As I head towards the bottom of my freezer I start to find some of the different cuts of beef that you don’t normally cook with on a day to day basis. Today was oxtail, next week shin!
I do love oxtail. When cooked correctly it really is incredible. Absolutely jam packed with flavour and it gets all gooey and carmelized like making it hard to stop at just one. The key is to cook it slow and cook with simple flavour packed ingredients.
- 8 pieces of diced oxtail roughly 2 kg
- sea salt
- freshly ground black pepper
- 2 large onions
- 2 medium leeks
- 2 stalks of celery
- 4 medium carrots
- a few sprigs of fresh thyme
- a few sprigs of fresh rosemary
- 4 fresh bay leaves
- 4 cloves
- 4 tablespoon tomato paste (preferably organic)
- 1 litre organic beef broth
- Preheat the oven to 160ºC/325ºF or get out the slow cooker
- Dice the carrot, leeks, celery and put aside.

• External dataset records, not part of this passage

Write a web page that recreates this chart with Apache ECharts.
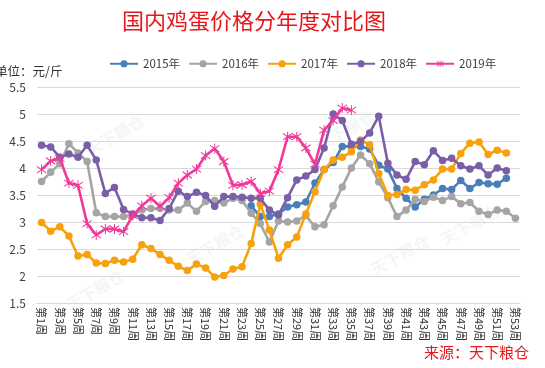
<!DOCTYPE html>
<html>
<head>
<meta charset="utf-8">
<script src="https://cdn.jsdelivr.net/npm/echarts@6/dist/echarts.min.js"></script>
<style>
html,body{margin:0;padding:0;background:#fff;}
#chart{width:545px;height:368px;}
</style>
</head>
<body>
<div id="chart"></div>
<script>
const weeks = [];
for (let i = 1; i <= 53; i++) weeks.push('第' + i + '周');

const seriesNames = ['2015年', '2016年', '2017年', '2018年', '2019年'];

const y2015 = [null,null,null,null,null,null,null,null,null,null,null,null,null,null,null,null,null,null,null,null,null,null,null,
  3.30,3.10,3.10,3.15,3.28,3.32,3.37,3.72,3.97,4.10,4.40,4.40,4.40,4.35,4.05,3.98,3.62,3.44,3.28,3.42,3.50,3.62,3.60,3.77,3.62,3.73,3.71,3.70,3.81,null];

const y2016 = [3.75,3.92,4.08,4.45,4.28,4.12,3.17,3.10,3.10,3.10,3.13,3.22,3.25,3.25,3.22,3.22,3.35,3.20,3.38,3.40,3.35,3.44,3.40,3.16,2.97,2.63,3.02,3.00,3.02,3.12,2.91,2.95,3.30,3.65,4.00,4.24,4.08,3.74,3.45,3.10,3.22,3.42,3.38,3.46,3.40,3.47,3.34,3.36,3.20,3.14,3.22,3.20,3.07];

const y2017 = [2.99,2.83,2.91,2.74,2.37,2.40,2.24,2.23,2.29,2.26,2.31,2.58,2.51,2.40,2.29,2.18,2.10,2.22,2.15,1.98,2.01,2.13,2.17,2.60,3.33,2.85,2.33,2.58,2.72,3.15,3.56,3.97,4.15,4.20,4.30,4.52,4.43,3.90,3.49,3.51,3.60,3.59,3.69,3.78,3.98,3.98,4.27,4.46,4.48,4.25,4.33,4.28,null];

const y2018 = [4.42,4.39,4.20,4.26,4.20,4.42,4.15,3.53,3.64,3.23,3.15,3.08,3.08,3.03,3.25,3.57,3.47,3.55,3.49,3.29,3.47,3.47,3.46,3.44,3.44,3.22,3.13,3.45,3.78,3.85,3.97,4.37,5.00,4.88,4.44,4.49,4.65,4.96,4.09,3.87,3.79,4.12,4.06,4.32,4.14,4.18,4.04,3.98,4.04,3.87,4.00,3.95,null];

const y2019 = [3.97,4.13,4.18,3.72,3.68,2.97,2.76,2.87,2.87,2.82,3.12,3.30,3.44,3.29,3.45,3.72,3.87,3.98,4.23,4.36,4.12,3.68,3.69,3.75,3.53,3.57,3.97,4.58,4.58,4.37,4.07,4.70,4.88,5.11,5.07,
  null,null,null,null,null,null,null,null,null,null,null,null,null,null,null,null,null,null];

const yTicks = ['1.5','2','2.5','3','3.5','4','4.5','5','5.5'];

const colors = ['#4a7ebb', '#a5a5a5', '#f7a10c', '#7a5ea8', '#f0399a'];
const starPath = 'path://M9,0 L11,0 L11,20 L9,20 Z M0,4.3 L1.3,2.7 L20,15.7 L18.7,17.3 Z M0,15.7 L18.7,2.7 L20,4.3 L1.3,17.3 Z';

const font = '"Noto Sans CJK SC", "Noto Sans", sans-serif';
const allData = [y2015, y2016, y2017, y2018, y2019];

const series = allData.map((d, i) => ({
  name: seriesNames[i],
  type: 'line',
  data: d,
  connectNulls: false,
  symbol: i === 4 ? starPath : 'circle',
  symbolSize: i === 4 ? 10 : 7.5,
  showSymbol: true,
  showAllSymbol: true,
  lineStyle: { width: 2.6, color: colors[i] },
  itemStyle: { color: colors[i] },
  z: 2 + i,
  animation: false
}));

const wmPos = [[115, 135], [345, 130], [215, 245], [470, 225], [95, 290], [400, 255]];
const watermarks = wmPos.map(p => ({
  type: 'text',
  x: p[0], y: p[1],
  rotation: Math.PI / 6,
  style: {
    text: '天下粮仓',
    font: 'bold 16px ' + font,
    fill: 'rgba(150,190,170,0.12)',
    textAlign: 'center',
    textVerticalAlign: 'middle'
  },
  z: 0, silent: true
}));

const chart = echarts.init(document.getElementById('chart'));
chart.setOption({
  animation: false,
  color: colors,
  title: {
    text: '国内鸡蛋价格分年度对比图',
    left: 117, top: 5,
    textStyle: { color: '#e8161a', fontSize: 22, fontWeight: 'normal', fontFamily: font }
  },
  legend: {
    data: seriesNames,
    left: 104, top: 53,
    itemWidth: 28, itemHeight: 9, itemGap: 8,
    textStyle: { fontSize: 11.5, color: '#404040', fontFamily: font }
  },
  grid: { left: 37, right: 25, top: 87, bottom: 65, containLabel: false },
  xAxis: {
    type: 'category',
    data: weeks,
    boundaryGap: true,
    axisLine: { show: true, lineStyle: { color: '#d9d9d9', width: 1 } },
    axisTick: { show: false },
    axisLabel: { interval: 1, rotate: -90, fontSize: 11, color: '#333', fontFamily: font, margin: 4 }
  },
  yAxis: {
    type: 'value',
    min: 1.5, max: 5.5, interval: 0.5,
    axisLine: { show: false },
    axisTick: { show: false },
    splitLine: { lineStyle: { color: '#d9d9d9', width: 1 } },
    axisLabel: {
      fontSize: 12, color: '#404040', fontFamily: font, margin: 11,
      formatter: v => { const s = String(+v.toFixed(1)); return yTicks.indexOf(s) >= 0 ? s : ''; }
    }
  },
  graphic: watermarks.concat([
    {
      type: 'text', left: -5, top: 65,
      style: { text: '单位：元/斤', font: '12.5px ' + font, fill: '#333' }
    },
    {
      type: 'text', left: 424, top: 345,
      style: { text: '来源：天下粮仓', font: '15px ' + font, fill: '#e8161a' }
    }
  ]),
  series: series
});
</script>
</body>
</html>
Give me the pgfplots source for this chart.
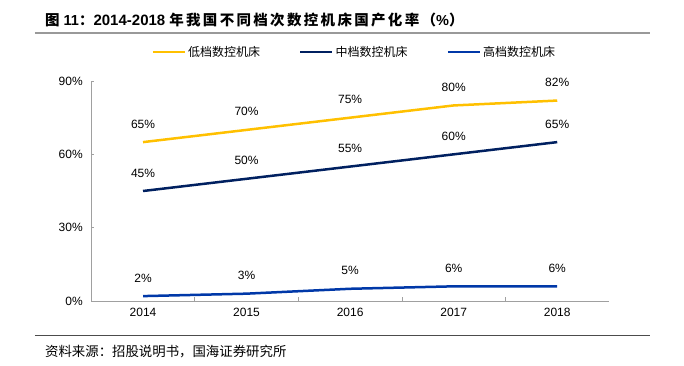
\documentclass[border=0pt]{standalone}
\usepackage{pgfplots}
\pgfplotsset{compat=1.18}
\usetikzlibrary{calc}
\usepackage{fontspec}
\setmainfont{Liberation Sans}
\newfontfamily\cjk{Noto Sans CJK SC}
\newfontfamily\cjkt[LetterSpace=16]{Noto Sans CJK SC}
\definecolor{cLow}{RGB}{255,192,0}
\definecolor{cMid}{RGB}{0,32,96}
\definecolor{cHigh}{RGB}{0,56,168}
\definecolor{axgray}{RGB}{160,160,160}
\begin{document}
\begin{tikzpicture}
\begin{axis}[name=ax, at={(0pt,0pt)}, anchor=south west, scale only axis,
  width=517.75pt, height=220pt,
  xmin=-0.5, xmax=4.5, ymin=0, ymax=90,
  axis x line*=bottom, axis y line*=left,
  axis line style={axgray, line width=0.8pt},
  xtick={0,...,4}, xticklabels={2014,2015,2016,2017,2018},
  major x tick style={draw=none},
  minor xtick={0.5,1.5,2.5,3.5},
  minor tick length=4pt,
  minor x tick style={axgray, line width=0.8pt},
  ytick={0,30,60,90}, yticklabel={\pgfmathprintnumber{\tick}\%},
  tick align=inside, major tick length=3pt,
  major y tick style={axgray, line width=0.8pt},
  ticklabel style={font=\fontsize{12}{14}\selectfont},
  /pgf/number format/assume math mode=true,
  xticklabel style={yshift=-4pt}, yticklabel style={xshift=-5pt},
  point meta=y,
  nodes near coords={\pgfmathprintnumber{\pgfplotspointmeta}\%},
  every node near coord/.append style={font=\fontsize{12}{14}\selectfont, anchor=base, inner sep=0, yshift=14pt, text=black},
  clip=false,
  legend columns=3,
  legend style={at={(0.508,1.132)}, anchor=center, draw=none, fill=none,
    font=\cjk\fontsize{12}{14}\selectfont,
    /tikz/every even column/.append style={column sep=37pt}},
  legend image code/.code={\draw[#1, line width=2.5pt] (0,0) -- (32pt,0);},
]
\addplot[cLow, line width=2.5pt, no markers] coordinates {(0,65) (1,70) (2,75) (3,80) (4,82)};
\addlegendentry{低档数控机床}
\addplot[cMid, line width=2.5pt, no markers] coordinates {(0,45) (1,50) (2,55) (3,60) (4,65)};
\addlegendentry{中档数控机床}
\addplot[cHigh, line width=2.5pt, no markers] coordinates {(0,2) (1,3) (2,5) (3,6) (4,6)};
\addlegendentry{高档数控机床}
\end{axis}
\pgfresetboundingbox
\coordinate (O) at ($(ax.south west)+(-91.25pt,-65pt)$);
\begin{scope}[shift={(O)}, x=1pt, y=1pt]
\path[use as bounding box] (0,0) rectangle (684,366);
\node[anchor=base west, font=\bfseries\fontsize{14.5}{16}\selectfont, inner sep=0] at (45,340) {{\cjkt 图} 11{\cjkt ：}{\fontsize{15}{16}\selectfont 2014-2018} {\cjkt 年我国不同档次数控机床国产化率（}\%{\cjkt ）}};
\draw[line width=2pt, black!40] (35,333) -- (650,333);
\draw[line width=0.8pt, black!70] (35,31) -- (650,31);
\node[anchor=base west, inner sep=0, font=\fontsize{13.4}{15}\selectfont] at (45,9) {\cjk 资料来源：招股说明书，国海证券研究所};
\end{scope}
\end{tikzpicture}
\end{document}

- Into a blender put broth, tomato paste, garlic cloves and onions. Blitz up until its smooth.
- Place everything into the slow cooker or crockpot and pour over the marinade, ensure everything is covered and then pop in oven or turn on slow cooker and allow it to cook for 6-8 hours or until meat is melting off the bone.
- Serve up with some fresh greens and enjoy!